◆ **Problem to work on**
Leaving the pictures out, print the lines from the first line of the listing through the line containing "const BAR_W = 48;", exactly as they read, and no others.

Records with drawing code
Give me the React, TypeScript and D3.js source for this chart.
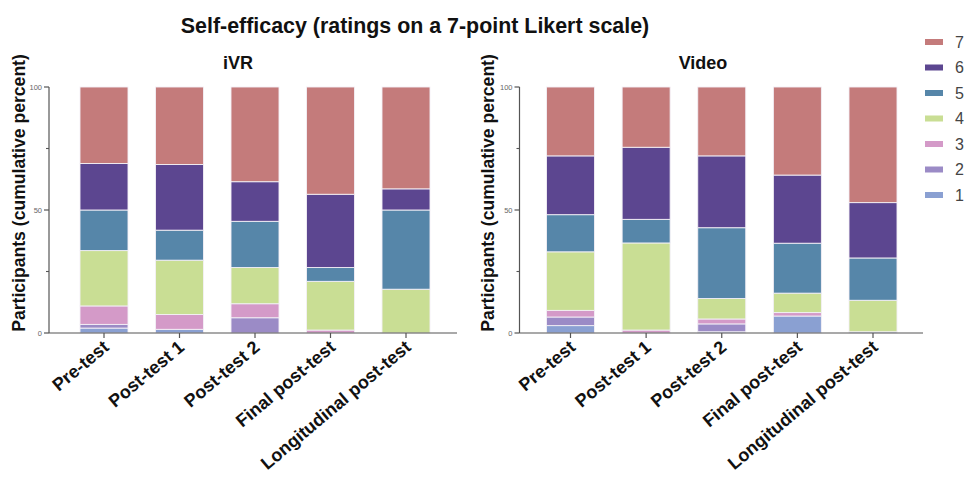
import React from "react";
import * as d3 from "d3";

const tests = ["Pre-test", "Post-test 1", "Post-test 2", "Final post-test", "Longitudinal post-test"];
const levels = ["1", "2", "3", "4", "5", "6", "7"];
const levelColors = ["#8aa0d2", "#9b8bc6", "#d49ac8", "#c9de94", "#5686a9", "#5c4690", "#c47b7b"];

// percent of participants at each rating level 1..7
const ivrPre = [2.0, 1.5, 7.5, 22.5, 16.5, 18.9, 31.1];
const ivrPost1 = [1.5, 0, 6.0, 22.1, 12.2, 26.7, 31.5];
const ivrPost2 = [0, 6.2, 5.7, 14.7, 18.8, 16.1, 38.5];
const ivrFinal = [0, 0, 1.2, 19.8, 5.6, 29.8, 43.6];
const ivrLong = [0, 0, 0, 17.8, 32.2, 8.6, 41.4];

const videoPre = [3.0, 3.5, 2.7, 23.8, 15.1, 23.9, 28.0];
const videoPost1 = [0, 0, 1.2, 35.4, 9.6, 29.3, 24.5];
const videoPost2 = [0.5, 3.2, 2.0, 8.3, 28.8, 29.2, 28.0];
const videoFinal = [6.9, 0, 1.4, 7.9, 20.3, 27.7, 35.8];
const videoLong = [0.5, 0, 0, 12.8, 17.2, 22.5, 47.0];

const yTicksMajor = [0, 50, 100];
const yTicksMinor = [25, 75];

const FONT = "'Liberation Sans', Arial, Helvetica, sans-serif";

function buildRows(series: number[][]) {
  return tests.map((t, i) => {
    const row: any = { test: t };
    levels.forEach((l, j) => (row[l] = series[i][j]));
    return row;
  });
}

type PanelProps = {
  title: string;
  titleX: number;
  series: number[][];
  axisX: number;
  axisEnd: number;
  firstX: number;
  lastX: number;
  labelX: number;
};

const Y0 = 333;
const Y100 = 87;
const BAR_W = 48;

function Panel({ title, titleX, series, axisX, axisEnd, firstX, lastX, labelX }: PanelProps) {
  const y = d3.scaleLinear().domain([0, 100]).range([Y0, Y100]);
  const x = d3.scalePoint<string>().domain(tests).range([firstX, lastX]);
  const rows = buildRows(series);
  const stacked = d3.stack<any>().keys(levels)(rows);
  return (
    <g>
      <text x={titleX} y={69} textAnchor="middle" fontFamily={FONT} fontWeight="bold" fontSize={18} fill="#111">
        {title}
      </text>
      <text
        transform={`translate(${labelX},${(Y0 + 53) / 2}) rotate(-90)`}
        textAnchor="middle"
        fontFamily={FONT}
        fontWeight="bold"
        fontSize={17.6}
        fill="#111"
      >
        Participants (cumulative percent)
      </text>
      {stacked.map((layer, li) => (
        <g key={layer.key}>
          {layer.map((d, i) => {
            const h = y(d[0]) - y(d[1]);
            if (h <= 0) return null;
            return (
              <rect
                key={i}
                x={(x(tests[i]) as number) - BAR_W / 2}
                y={y(d[1])}
                width={BAR_W}
                height={h}
                fill={levelColors[li]}
                stroke="#f3f0f6"
                strokeWidth={0.9}
              />
            );
          })}
        </g>
      ))}
      {/* y axis */}
      <line x1={axisX} x2={axisX} y1={y(100)} y2={y(0)} stroke="#555" strokeWidth={1.2} />
      {yTicksMajor.map((t) => (
        <g key={t}>
          <line x1={axisX - 5} x2={axisX} y1={y(t)} y2={y(t)} stroke="#555" strokeWidth={1.2} />
          <text x={axisX - 7} y={y(t)} dy="0.35em" textAnchor="end" fontFamily={FONT} fontSize={7.5} fill="#666">
            {t}
          </text>
        </g>
      ))}
      {yTicksMinor.map((t) => (
        <line key={t} x1={axisX - 3} x2={axisX} y1={y(t)} y2={y(t)} stroke="#555" strokeWidth={1.1} />
      ))}
      {/* x axis */}
      <line x1={axisX} x2={axisEnd} y1={y(0)} y2={y(0)} stroke="#555" strokeWidth={1.2} />
      {tests.map((t) => (
        <g key={t}>
          <line x1={x(t)} x2={x(t)} y1={y(0)} y2={y(0) + 5} stroke="#555" strokeWidth={1.2} />
          <text
            transform={`translate(${(x(t) as number) + 6},${y(0) + 16}) rotate(-40)`}
            textAnchor="end"
            fontFamily={FONT}
            fontWeight="bold"
            fontSize={18}
            fill="#111"
          >
            {t}
          </text>
        </g>
      ))}
    </g>
  );
}

export default function App() {
  const legendItems = levels.slice().reverse();
  const legendY = d3.scalePoint<string>().domain(legendItems).range([42, 195]);
  return (
    <svg width={965} height={477} style={{ position: "absolute", left: 0, top: 0, background: "#fff" }}>
      <rect width={965} height={477} fill="#fff" />
      <text x={415} y={33} textAnchor="middle" fontFamily={FONT} fontWeight="bold" fontSize={21.4} fill="#111">
        Self-efficacy (ratings on a 7-point Likert scale)
      </text>
      <Panel
        title="iVR"
        titleX={238}
        series={[ivrPre, ivrPost1, ivrPost2, ivrFinal, ivrLong]}
        axisX={49}
        axisEnd={457}
        firstX={104}
        lastX={406}
        labelX={25}
      />
      <Panel
        title="Video"
        titleX={703}
        series={[videoPre, videoPost1, videoPost2, videoFinal, videoLong]}
        axisX={519.5}
        axisEnd={923}
        firstX={570.5}
        lastX={873}
        labelX={494}
      />
      {legendItems.map((l) => {
        const idx = levels.indexOf(l);
        const cy = legendY(l) as number;
        return (
          <g key={l}>
            <rect x={925} y={cy - 3} width={18} height={6} fill={levelColors[idx]} />
            <text x={955} y={cy} dy="0.36em" fontFamily={FONT} fontSize={16} fill="#444">
              {l}
            </text>
          </g>
        );
      })}
    </svg>
  );
}
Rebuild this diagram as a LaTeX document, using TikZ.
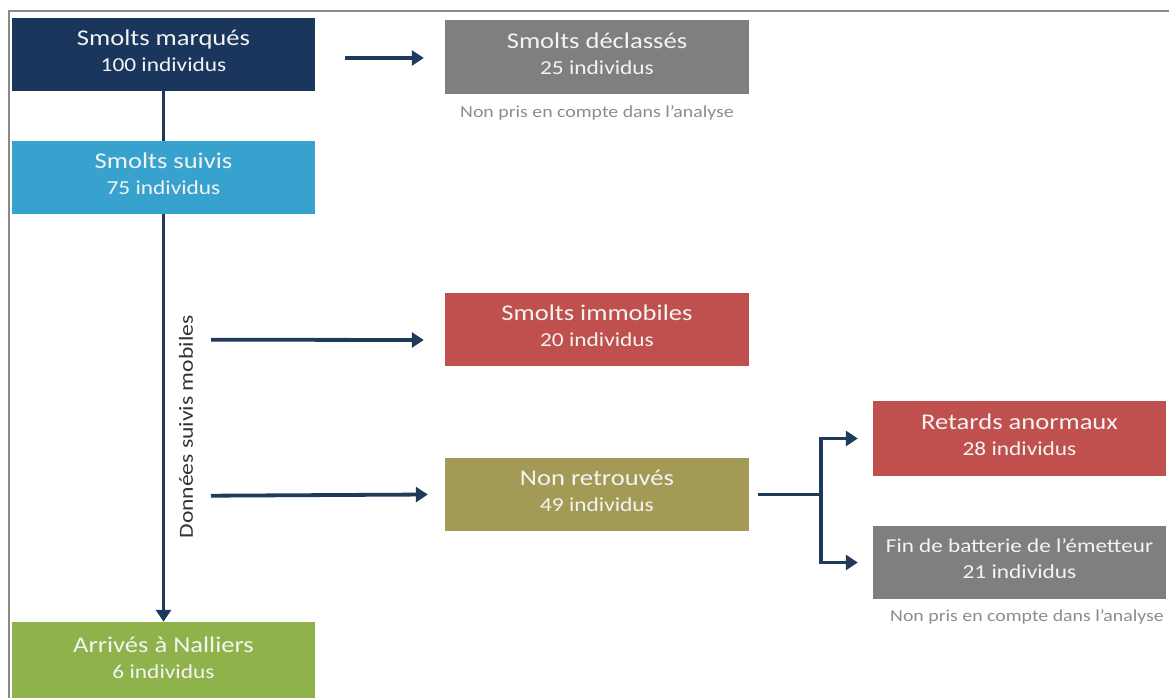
\documentclass[tikz,border=0pt]{standalone}
\usepackage{fontspec}
\setmainfont{Carlito}[FakeStretch=1.18]
\usetikzlibrary{arrows.meta,positioning,calc}
\definecolor{navy}{HTML}{1B365D}
\definecolor{lblue}{HTML}{38A2CF}
\definecolor{dgray}{HTML}{7F7F7F}
\definecolor{bred}{HTML}{C0504D}
\definecolor{olive}{HTML}{A39A55}
\definecolor{bgreen}{HTML}{8FB34A}
\definecolor{arrcol}{HTML}{1F3A5A}
\definecolor{notecol}{HTML}{8C8C8C}
\definecolor{framecol}{HTML}{8A8A8A}
\definecolor{txtw}{HTML}{F4F4F4}
\tikzset{
  box/.style={rectangle, inner sep=0pt, minimum width=303pt, minimum height=73pt,
    text=txtw, align=center, font=\fontsize{22.5}{26}\selectfont},
  conn/.style={draw=arrcol, line width=3.8pt},
  arrow/.style={conn, -{Triangle[length=12pt,width=15pt]}},
  note/.style={text=notecol, font=\fontsize{16.8}{20}\selectfont, inner sep=0pt},
}
\newcommand{\sub}[1]{{\fontsize{19.8}{26}\selectfont #1\rule[-7pt]{0pt}{0pt}}}
\begin{document}
\begin{tikzpicture}[x=1pt,y=-1pt]
\useasboundingbox (0,0) rectangle (1169,698);
% frame
\draw[framecol, line width=1.3pt] (9,698) -- (9,11) -- (1169,11);

% nodes
\node[box, fill=navy] (marq) at (163.5,54.5) {Smolts marqués\\\sub{100 individus}};
\node[box, fill=lblue] (suiv) at (163.5,177.5) {Smolts suivis\\\sub{75 individus}};
\node[box, fill=dgray, minimum width=304pt, minimum height=74pt] (decl) at (597,57) {Smolts déclassés\\\sub{25 individus}};
\node[note] (note1) at (597,113) {Non pris en compte dans l’analyse};
\node[box, fill=bred, minimum width=304pt] (immo) at (597,329.5) {Smolts immobiles\\\sub{20 individus}};
\node[box, fill=olive, minimum width=304pt] (nonr) at (597,494.5) {Non retrouvés\\\sub{49 individus}};
\node[box, fill=bred, minimum width=293pt, minimum height=75pt] (reta) at (1019.5,438.5) {Retards anormaux\\\sub{28 individus}};
\node[box, fill=dgray, minimum width=293pt, font=\fontsize{19.6}{26}\selectfont] (fin) at (1019.5,562.5) {Fin de batterie de l’émetteur\\\sub{21 individus}};
\node[note] (note2) at (1027,617) {Non pris en compte dans l’analyse};
\node[box, fill=bgreen, minimum height=78pt] (arr) at (163.5,661) {Arrivés à Nalliers\\\sub{6 individus}};

% vertical label
\node[rotate=90, text=black!80, font=\fontsize{20}{22}\selectfont, inner sep=0pt] (lab) at (186,427) {Données suivis mobiles};

% connectors
\draw[conn] (marq) -- (suiv);
\draw[arrow] (suiv) -- (arr);
\coordinate (s1) at ($(marq.east)+(30,3.5)$);
\draw[arrow] (s1) -- ([xshift=-21pt,yshift=-1pt]decl.west);
\coordinate (s2) at ($(suiv.south)+(47.5,125.5)$);
\draw[arrow] (s2) -- ([xshift=-21pt,yshift=-10.5pt]immo.west);
\coordinate (s3) at ($(suiv.south)+(47.5,281.5)$);
\draw[arrow] (s3) -- ([xshift=-17pt]nonr.west);
\draw[conn] ([xshift=9pt]nonr.east) -- ++(63,0) coordinate (br);
\draw[arrow] (br) |- ([xshift=-15pt]reta.west);
\draw[arrow] (br) |- ([xshift=-15pt]fin.west);
\end{tikzpicture}
\end{document}
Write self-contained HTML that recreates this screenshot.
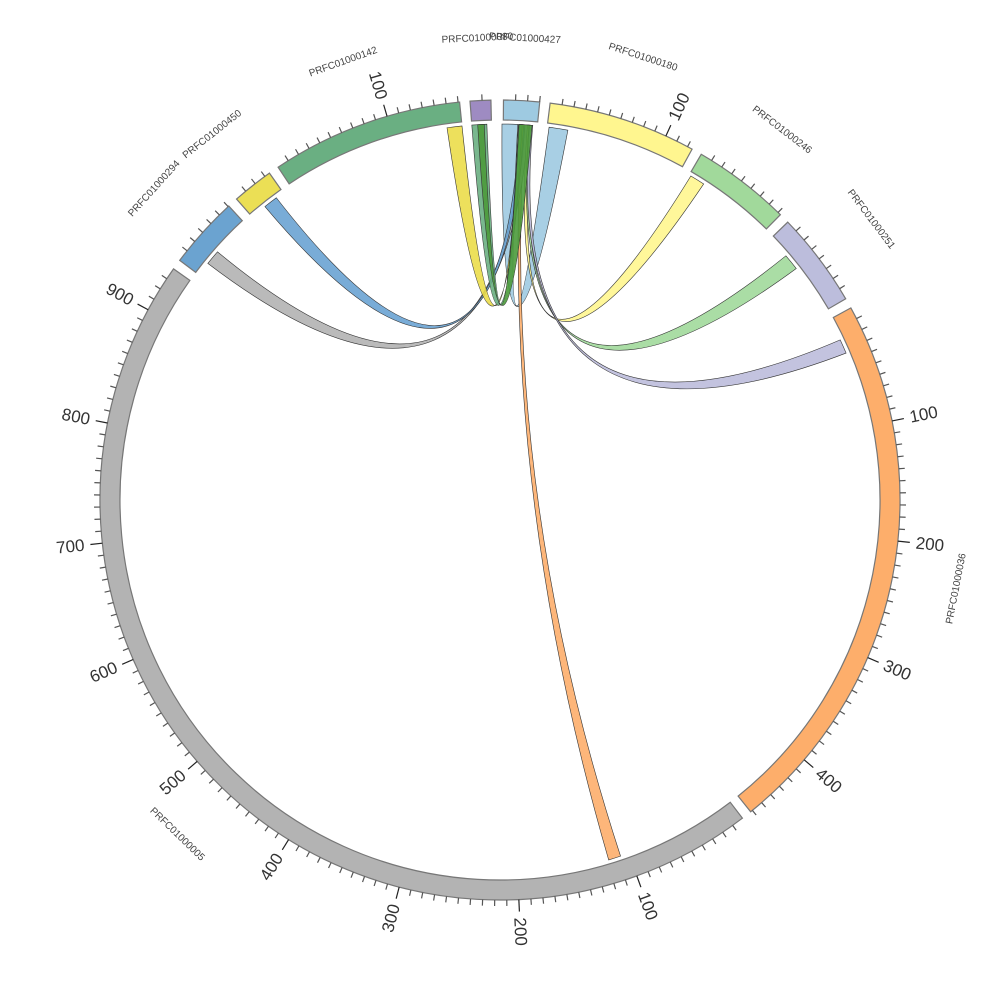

◆ **Answer to this task**
Give me the React, TypeScript and D3.js source for this chart.
import React from "react";
import * as d3 from "d3";

const tests = ["Pre-test", "Post-test 1", "Post-test 2", "Final post-test", "Longitudinal post-test"];
const levels = ["1", "2", "3", "4", "5", "6", "7"];
const levelColors = ["#8aa0d2", "#9b8bc6", "#d49ac8", "#c9de94", "#5686a9", "#5c4690", "#c47b7b"];

// percent of participants at each rating level 1..7
const ivrPre = [2.0, 1.5, 7.5, 22.5, 16.5, 18.9, 31.1];
const ivrPost1 = [1.5, 0, 6.0, 22.1, 12.2, 26.7, 31.5];
const ivrPost2 = [0, 6.2, 5.7, 14.7, 18.8, 16.1, 38.5];
const ivrFinal = [0, 0, 1.2, 19.8, 5.6, 29.8, 43.6];
const ivrLong = [0, 0, 0, 17.8, 32.2, 8.6, 41.4];

const videoPre = [3.0, 3.5, 2.7, 23.8, 15.1, 23.9, 28.0];
const videoPost1 = [0, 0, 1.2, 35.4, 9.6, 29.3, 24.5];
const videoPost2 = [0.5, 3.2, 2.0, 8.3, 28.8, 29.2, 28.0];
const videoFinal = [6.9, 0, 1.4, 7.9, 20.3, 27.7, 35.8];
const videoLong = [0.5, 0, 0, 12.8, 17.2, 22.5, 47.0];

const yTicksMajor = [0, 50, 100];
const yTicksMinor = [25, 75];

const FONT = "'Liberation Sans', Arial, Helvetica, sans-serif";

function buildRows(series: number[][]) {
  return tests.map((t, i) => {
    const row: any = { test: t };
    levels.forEach((l, j) => (row[l] = series[i][j]));
    return row;
  });
}

type PanelProps = {
  title: string;
  titleX: number;
  series: number[][];
  axisX: number;
  axisEnd: number;
  firstX: number;
  lastX: number;
  labelX: number;
};

const Y0 = 333;
const Y100 = 87;
const BAR_W = 48;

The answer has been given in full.